___ Material supplied ___
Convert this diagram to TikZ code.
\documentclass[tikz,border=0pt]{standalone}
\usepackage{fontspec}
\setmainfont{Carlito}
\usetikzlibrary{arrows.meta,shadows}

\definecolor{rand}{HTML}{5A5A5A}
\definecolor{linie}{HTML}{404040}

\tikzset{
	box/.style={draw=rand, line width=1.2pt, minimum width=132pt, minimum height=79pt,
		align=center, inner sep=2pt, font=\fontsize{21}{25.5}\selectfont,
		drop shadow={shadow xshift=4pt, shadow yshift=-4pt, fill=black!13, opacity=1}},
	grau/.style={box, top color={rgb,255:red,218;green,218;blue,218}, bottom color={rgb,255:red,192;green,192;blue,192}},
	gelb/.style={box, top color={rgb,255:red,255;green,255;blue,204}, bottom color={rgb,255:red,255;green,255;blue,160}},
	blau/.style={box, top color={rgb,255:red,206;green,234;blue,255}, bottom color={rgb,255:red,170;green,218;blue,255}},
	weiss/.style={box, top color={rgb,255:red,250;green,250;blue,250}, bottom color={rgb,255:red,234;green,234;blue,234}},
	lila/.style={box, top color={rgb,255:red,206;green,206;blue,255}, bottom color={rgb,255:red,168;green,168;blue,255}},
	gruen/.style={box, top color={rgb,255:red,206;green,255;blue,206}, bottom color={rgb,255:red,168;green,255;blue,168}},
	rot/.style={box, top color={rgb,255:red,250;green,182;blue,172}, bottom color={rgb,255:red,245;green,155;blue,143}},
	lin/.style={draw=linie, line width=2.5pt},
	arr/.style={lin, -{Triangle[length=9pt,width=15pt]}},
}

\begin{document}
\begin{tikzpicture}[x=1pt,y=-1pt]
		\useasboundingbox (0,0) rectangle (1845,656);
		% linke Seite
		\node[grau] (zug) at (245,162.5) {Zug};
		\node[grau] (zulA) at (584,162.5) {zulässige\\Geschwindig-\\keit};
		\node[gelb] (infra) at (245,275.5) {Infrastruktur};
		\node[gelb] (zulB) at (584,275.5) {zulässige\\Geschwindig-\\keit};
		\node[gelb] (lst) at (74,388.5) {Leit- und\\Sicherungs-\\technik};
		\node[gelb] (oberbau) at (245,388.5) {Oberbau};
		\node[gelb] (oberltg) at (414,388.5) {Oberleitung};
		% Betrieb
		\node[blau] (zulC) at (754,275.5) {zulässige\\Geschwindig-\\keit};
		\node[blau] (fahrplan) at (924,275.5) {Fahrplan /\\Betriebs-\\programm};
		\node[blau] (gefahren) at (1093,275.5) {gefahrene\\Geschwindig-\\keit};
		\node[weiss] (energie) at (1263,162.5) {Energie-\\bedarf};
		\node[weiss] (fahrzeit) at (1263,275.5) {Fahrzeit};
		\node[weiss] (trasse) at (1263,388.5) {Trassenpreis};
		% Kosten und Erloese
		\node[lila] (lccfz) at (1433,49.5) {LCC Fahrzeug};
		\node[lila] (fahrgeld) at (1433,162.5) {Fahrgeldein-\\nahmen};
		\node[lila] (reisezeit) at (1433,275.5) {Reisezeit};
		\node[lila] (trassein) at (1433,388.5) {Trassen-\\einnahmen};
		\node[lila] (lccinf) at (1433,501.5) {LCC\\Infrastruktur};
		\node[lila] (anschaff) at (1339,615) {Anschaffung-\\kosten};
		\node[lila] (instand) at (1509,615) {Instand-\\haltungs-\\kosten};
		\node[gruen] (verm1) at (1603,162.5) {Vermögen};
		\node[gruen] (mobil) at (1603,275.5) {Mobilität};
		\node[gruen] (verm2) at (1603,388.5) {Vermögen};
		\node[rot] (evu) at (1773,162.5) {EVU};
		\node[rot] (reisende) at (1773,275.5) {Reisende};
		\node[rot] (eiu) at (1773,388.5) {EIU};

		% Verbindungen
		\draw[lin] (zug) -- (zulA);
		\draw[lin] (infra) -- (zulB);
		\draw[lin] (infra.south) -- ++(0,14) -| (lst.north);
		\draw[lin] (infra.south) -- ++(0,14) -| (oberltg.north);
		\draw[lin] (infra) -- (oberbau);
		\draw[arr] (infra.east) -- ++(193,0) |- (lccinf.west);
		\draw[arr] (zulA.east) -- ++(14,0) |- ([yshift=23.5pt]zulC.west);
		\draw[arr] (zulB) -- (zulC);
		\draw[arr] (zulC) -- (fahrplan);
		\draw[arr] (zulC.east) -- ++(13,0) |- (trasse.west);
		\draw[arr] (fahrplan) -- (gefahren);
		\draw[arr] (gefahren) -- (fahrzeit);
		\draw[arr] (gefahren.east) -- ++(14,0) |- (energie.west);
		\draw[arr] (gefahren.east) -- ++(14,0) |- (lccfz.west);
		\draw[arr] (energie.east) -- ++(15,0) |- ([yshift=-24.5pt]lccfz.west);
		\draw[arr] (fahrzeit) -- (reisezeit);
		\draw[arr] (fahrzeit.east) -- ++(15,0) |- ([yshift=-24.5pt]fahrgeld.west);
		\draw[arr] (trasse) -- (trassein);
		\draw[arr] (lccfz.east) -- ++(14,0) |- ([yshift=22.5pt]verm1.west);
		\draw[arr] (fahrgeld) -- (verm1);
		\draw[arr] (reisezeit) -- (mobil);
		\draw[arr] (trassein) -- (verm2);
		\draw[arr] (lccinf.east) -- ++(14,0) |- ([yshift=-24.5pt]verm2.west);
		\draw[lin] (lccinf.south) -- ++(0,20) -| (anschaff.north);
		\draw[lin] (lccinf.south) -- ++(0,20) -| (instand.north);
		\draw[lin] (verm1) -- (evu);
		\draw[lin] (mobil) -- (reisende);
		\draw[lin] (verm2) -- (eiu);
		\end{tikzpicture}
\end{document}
___
___ Material supplied ___
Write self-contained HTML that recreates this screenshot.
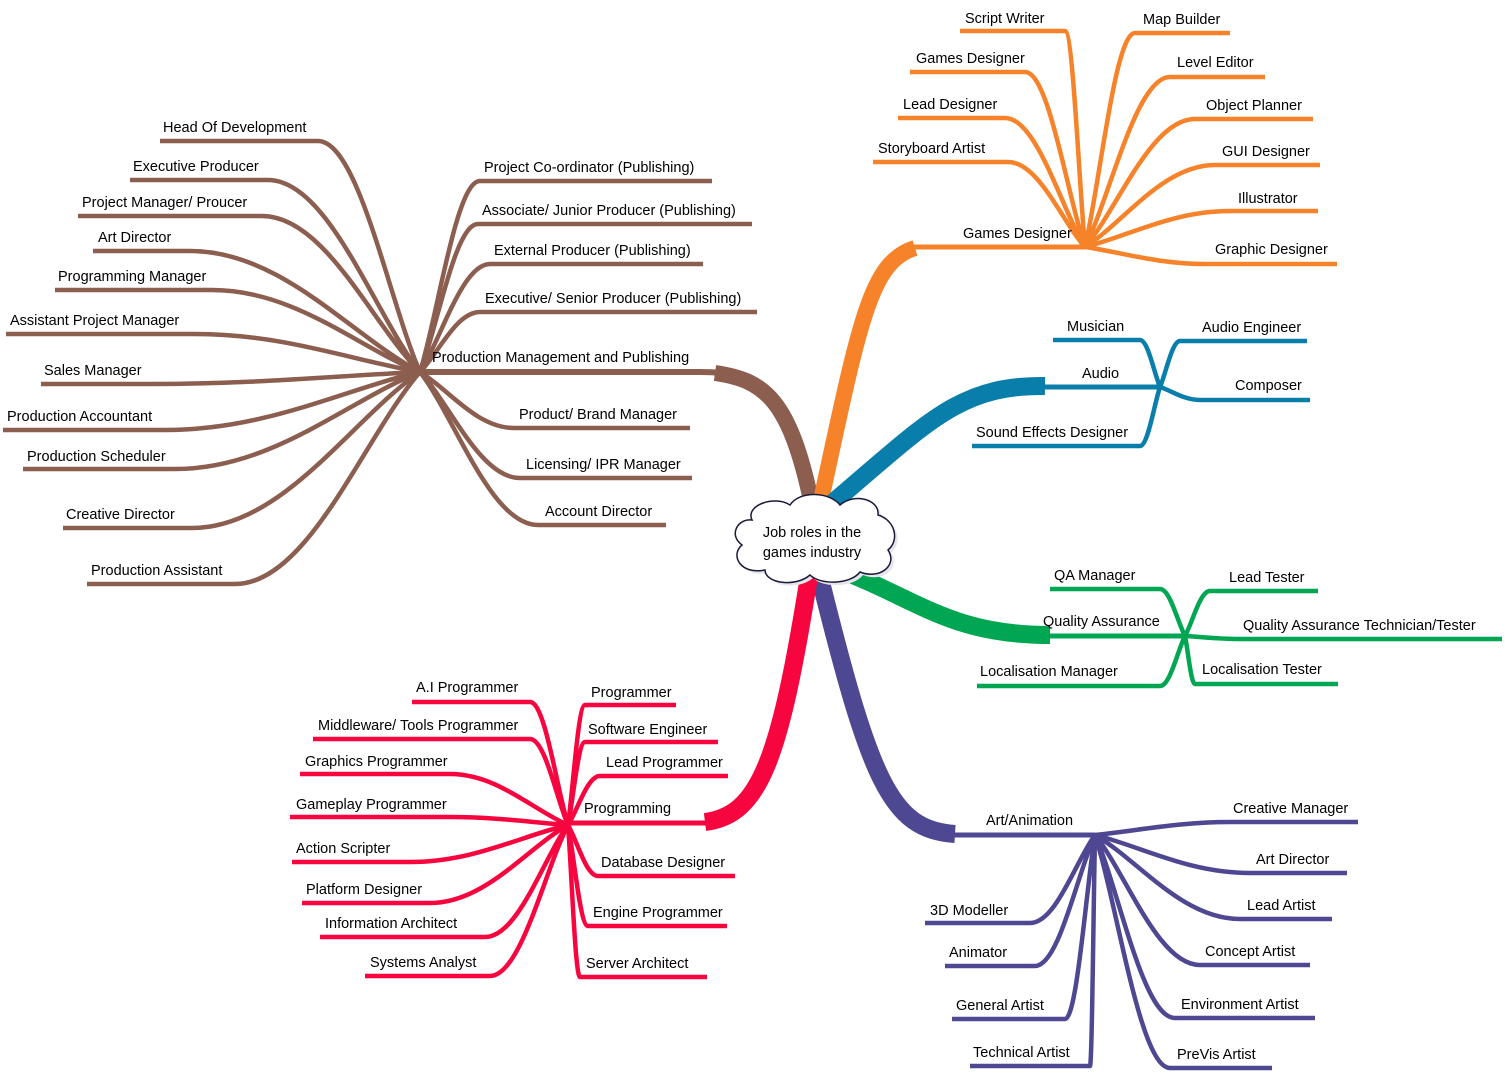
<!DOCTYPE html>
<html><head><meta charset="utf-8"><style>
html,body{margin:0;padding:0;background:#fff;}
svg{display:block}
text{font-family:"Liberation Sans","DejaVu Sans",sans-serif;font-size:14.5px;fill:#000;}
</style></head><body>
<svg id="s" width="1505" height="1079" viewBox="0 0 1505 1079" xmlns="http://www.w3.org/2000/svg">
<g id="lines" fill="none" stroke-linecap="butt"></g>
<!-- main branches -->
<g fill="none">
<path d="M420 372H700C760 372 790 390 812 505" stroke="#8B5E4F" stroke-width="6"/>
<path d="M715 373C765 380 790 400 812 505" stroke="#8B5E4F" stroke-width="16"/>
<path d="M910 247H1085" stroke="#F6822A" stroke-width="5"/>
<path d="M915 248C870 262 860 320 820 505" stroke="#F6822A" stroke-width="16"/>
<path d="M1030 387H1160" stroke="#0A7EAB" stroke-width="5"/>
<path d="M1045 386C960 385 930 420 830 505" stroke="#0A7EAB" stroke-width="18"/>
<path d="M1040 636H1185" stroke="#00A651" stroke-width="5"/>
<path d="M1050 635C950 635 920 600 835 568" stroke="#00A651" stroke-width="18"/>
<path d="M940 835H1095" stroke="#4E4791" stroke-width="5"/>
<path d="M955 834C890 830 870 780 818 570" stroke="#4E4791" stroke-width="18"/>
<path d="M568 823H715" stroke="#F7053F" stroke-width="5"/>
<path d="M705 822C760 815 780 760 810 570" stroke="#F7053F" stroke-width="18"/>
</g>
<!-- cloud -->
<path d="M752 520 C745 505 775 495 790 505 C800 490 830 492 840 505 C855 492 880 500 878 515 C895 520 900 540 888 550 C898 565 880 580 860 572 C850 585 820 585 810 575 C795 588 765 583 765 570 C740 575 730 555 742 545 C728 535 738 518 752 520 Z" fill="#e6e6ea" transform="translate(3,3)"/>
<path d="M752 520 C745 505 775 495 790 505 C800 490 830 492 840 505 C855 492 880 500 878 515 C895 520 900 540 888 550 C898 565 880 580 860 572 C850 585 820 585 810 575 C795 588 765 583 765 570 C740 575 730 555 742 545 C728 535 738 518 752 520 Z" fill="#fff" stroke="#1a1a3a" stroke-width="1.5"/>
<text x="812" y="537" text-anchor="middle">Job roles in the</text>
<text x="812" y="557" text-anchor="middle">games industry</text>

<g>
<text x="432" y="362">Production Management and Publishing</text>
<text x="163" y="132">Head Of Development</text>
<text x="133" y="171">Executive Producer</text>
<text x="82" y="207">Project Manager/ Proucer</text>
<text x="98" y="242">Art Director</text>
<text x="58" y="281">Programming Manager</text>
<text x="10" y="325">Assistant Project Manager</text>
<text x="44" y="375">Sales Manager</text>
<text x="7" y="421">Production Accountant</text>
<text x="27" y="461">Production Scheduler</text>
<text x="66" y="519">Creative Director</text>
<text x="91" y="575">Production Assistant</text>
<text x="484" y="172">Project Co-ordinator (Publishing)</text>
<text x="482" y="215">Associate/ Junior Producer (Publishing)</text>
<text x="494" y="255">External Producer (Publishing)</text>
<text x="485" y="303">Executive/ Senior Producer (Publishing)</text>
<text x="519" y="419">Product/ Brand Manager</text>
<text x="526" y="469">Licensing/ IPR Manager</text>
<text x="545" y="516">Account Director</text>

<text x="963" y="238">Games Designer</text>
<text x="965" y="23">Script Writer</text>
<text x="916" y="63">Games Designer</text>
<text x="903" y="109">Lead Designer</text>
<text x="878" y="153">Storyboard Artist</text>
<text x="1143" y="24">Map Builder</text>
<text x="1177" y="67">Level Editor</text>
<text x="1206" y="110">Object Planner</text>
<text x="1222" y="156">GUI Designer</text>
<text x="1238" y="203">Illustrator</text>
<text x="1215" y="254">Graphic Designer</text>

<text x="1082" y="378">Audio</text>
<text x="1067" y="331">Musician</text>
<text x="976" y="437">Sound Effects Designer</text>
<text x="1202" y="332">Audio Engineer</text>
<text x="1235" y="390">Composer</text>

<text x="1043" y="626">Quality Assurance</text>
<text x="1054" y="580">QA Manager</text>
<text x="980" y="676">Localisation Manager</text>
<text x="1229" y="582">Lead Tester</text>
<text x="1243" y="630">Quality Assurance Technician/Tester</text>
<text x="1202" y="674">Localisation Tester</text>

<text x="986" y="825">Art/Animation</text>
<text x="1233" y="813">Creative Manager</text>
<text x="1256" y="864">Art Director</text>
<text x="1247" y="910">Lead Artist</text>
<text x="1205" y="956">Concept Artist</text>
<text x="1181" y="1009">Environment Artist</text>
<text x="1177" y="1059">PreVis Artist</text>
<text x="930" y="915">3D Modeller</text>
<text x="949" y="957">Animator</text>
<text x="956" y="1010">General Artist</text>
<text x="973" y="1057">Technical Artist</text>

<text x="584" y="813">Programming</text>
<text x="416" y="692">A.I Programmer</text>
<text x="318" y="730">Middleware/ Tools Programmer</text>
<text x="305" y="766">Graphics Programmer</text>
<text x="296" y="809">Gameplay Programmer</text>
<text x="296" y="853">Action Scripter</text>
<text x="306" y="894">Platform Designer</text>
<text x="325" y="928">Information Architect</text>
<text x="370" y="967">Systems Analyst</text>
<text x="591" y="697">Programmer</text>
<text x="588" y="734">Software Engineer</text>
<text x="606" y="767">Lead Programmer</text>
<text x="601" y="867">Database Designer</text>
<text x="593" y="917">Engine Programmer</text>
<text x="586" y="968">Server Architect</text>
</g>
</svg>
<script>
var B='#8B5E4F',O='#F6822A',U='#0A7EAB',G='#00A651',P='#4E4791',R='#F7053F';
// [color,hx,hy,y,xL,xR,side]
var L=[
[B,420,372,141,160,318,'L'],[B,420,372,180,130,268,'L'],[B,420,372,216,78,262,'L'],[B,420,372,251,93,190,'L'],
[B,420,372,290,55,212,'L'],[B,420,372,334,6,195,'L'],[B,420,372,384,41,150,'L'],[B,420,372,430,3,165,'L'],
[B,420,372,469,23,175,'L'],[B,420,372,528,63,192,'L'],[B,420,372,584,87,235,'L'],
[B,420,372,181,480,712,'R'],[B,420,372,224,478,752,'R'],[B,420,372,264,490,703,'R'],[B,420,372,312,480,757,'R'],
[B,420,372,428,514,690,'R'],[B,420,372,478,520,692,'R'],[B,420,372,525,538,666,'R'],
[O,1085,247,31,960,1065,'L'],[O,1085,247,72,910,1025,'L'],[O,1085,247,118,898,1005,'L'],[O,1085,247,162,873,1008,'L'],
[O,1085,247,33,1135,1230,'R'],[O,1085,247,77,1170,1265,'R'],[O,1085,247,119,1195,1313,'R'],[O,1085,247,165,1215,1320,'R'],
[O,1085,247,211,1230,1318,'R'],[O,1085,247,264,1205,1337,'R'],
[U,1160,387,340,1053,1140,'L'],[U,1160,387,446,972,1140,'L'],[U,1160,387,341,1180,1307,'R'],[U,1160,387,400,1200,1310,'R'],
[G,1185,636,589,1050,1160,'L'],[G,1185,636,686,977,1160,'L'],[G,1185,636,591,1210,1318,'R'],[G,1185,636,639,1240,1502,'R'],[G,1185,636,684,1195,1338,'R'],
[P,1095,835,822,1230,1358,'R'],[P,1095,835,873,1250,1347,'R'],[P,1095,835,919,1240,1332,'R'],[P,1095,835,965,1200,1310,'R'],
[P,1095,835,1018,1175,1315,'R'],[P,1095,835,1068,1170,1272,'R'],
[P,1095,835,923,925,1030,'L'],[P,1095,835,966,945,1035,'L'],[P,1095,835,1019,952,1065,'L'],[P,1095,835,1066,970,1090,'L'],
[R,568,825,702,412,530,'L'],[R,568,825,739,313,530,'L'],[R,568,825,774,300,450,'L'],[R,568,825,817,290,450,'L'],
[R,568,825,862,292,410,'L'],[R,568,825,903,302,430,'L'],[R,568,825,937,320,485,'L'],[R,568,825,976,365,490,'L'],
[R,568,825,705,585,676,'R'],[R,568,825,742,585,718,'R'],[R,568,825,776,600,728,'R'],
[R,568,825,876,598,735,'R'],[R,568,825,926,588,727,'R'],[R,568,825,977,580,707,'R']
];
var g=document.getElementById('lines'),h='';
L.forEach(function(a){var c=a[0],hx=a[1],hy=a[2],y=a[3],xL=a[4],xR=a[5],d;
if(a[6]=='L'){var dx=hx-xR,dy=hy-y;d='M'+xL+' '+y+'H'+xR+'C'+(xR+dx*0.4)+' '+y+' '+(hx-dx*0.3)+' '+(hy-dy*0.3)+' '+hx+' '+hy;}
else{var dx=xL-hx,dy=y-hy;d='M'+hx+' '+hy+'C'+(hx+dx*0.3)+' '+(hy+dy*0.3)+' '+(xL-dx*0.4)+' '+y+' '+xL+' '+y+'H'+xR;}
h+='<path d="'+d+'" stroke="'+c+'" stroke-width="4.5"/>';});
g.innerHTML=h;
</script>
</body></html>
___
___ Material supplied ___
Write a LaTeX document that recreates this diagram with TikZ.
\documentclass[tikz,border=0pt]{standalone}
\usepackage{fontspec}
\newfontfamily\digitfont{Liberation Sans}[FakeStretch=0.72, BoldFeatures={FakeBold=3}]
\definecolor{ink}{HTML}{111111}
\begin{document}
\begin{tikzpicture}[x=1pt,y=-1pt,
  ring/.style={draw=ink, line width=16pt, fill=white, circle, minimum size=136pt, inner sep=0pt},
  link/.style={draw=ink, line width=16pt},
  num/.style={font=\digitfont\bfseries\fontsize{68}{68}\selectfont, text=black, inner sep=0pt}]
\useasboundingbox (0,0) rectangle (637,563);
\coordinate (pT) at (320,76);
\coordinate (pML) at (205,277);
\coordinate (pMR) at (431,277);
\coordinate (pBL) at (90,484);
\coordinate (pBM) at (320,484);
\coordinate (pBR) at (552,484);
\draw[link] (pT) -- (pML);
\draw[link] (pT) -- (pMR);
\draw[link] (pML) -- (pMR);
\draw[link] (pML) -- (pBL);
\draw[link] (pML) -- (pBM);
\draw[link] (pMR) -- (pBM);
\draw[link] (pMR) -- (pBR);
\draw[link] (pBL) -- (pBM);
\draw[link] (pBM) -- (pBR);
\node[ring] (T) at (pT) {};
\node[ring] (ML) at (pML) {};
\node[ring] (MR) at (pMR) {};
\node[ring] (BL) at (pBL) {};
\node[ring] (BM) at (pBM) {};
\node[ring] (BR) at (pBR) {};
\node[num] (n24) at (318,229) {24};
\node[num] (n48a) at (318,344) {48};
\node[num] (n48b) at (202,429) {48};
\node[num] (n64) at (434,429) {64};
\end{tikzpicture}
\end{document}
___
• [Directions] Copy every line of the listing that contains the word "this".

• [Task answer]
Convert this diagram to TikZ code.
Write self-contained HTML that recreates this screenshot.
Write a LaTeX document that recreates this diagram with TikZ.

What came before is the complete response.